Fractional Bloch's Equations Approach to Magnetic Relaxation

Abstract

Abstract It is the goal of this paper to present general strategy for using fractional operators to model the magnetic relaxation in complex environments revealing time and spacial disorder. Such systems have anomalous temporal and spacial response (non-local interactions and long memory) compared to systems without disorder. The systems having no memory can be modeled by linear differential equations with constant coefficients (exponential relaxation); the differential equations governing the systems with memory are known as Fractional Order Differential Equations (FODE). The relaxation of the spin system is best described phenomenologically by so-called Bloch's equations, which detail the rate of change of the magnetization M of the spin system.

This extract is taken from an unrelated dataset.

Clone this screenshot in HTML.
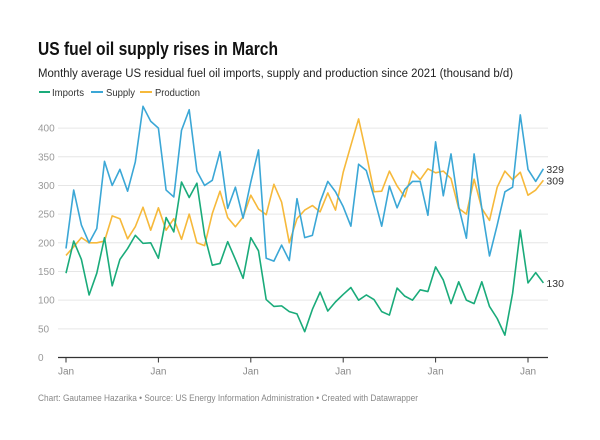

The Ordinary Order Bloch's Equations (OOBE) are a set of macroscopic differential equations of the first order describing the magnetization behavior under influence of static, varying magnetic fields and relaxation. It is assumed that spins relax along the z axis and in the x-y plane at different rates, designated as R1 and R2 (R1=1/T1,R2=1/T2) respectively, but following first order kinetics. To consider heterogeneity, complex structure, and memory effects in the relaxation process the Ordinary Order Bloch's Equations were generalized to Fractional Order Bloch's Equations (FOBE) through extension of the time derivative to fractional (non-integer) order. To investigate systematically the influence of “fractionality” (power order of derivative) on the dynamics of the spin system a general approach was proposed. The OOBE and FOBE were successively solved using analytical (Laplace transform), semi-analytical (ADM - Adomian Decomposition Method) and numerical methods (Grunwald- Letnikov method for FOBE). Solutions of both OOBE and FOBE systems of equations were obtained for various sets of experimental parameters used in spin !! NMR and EPR spectroscopies. The physical meaning of the fractional relaxation in magnetic resonance is shortly discussed.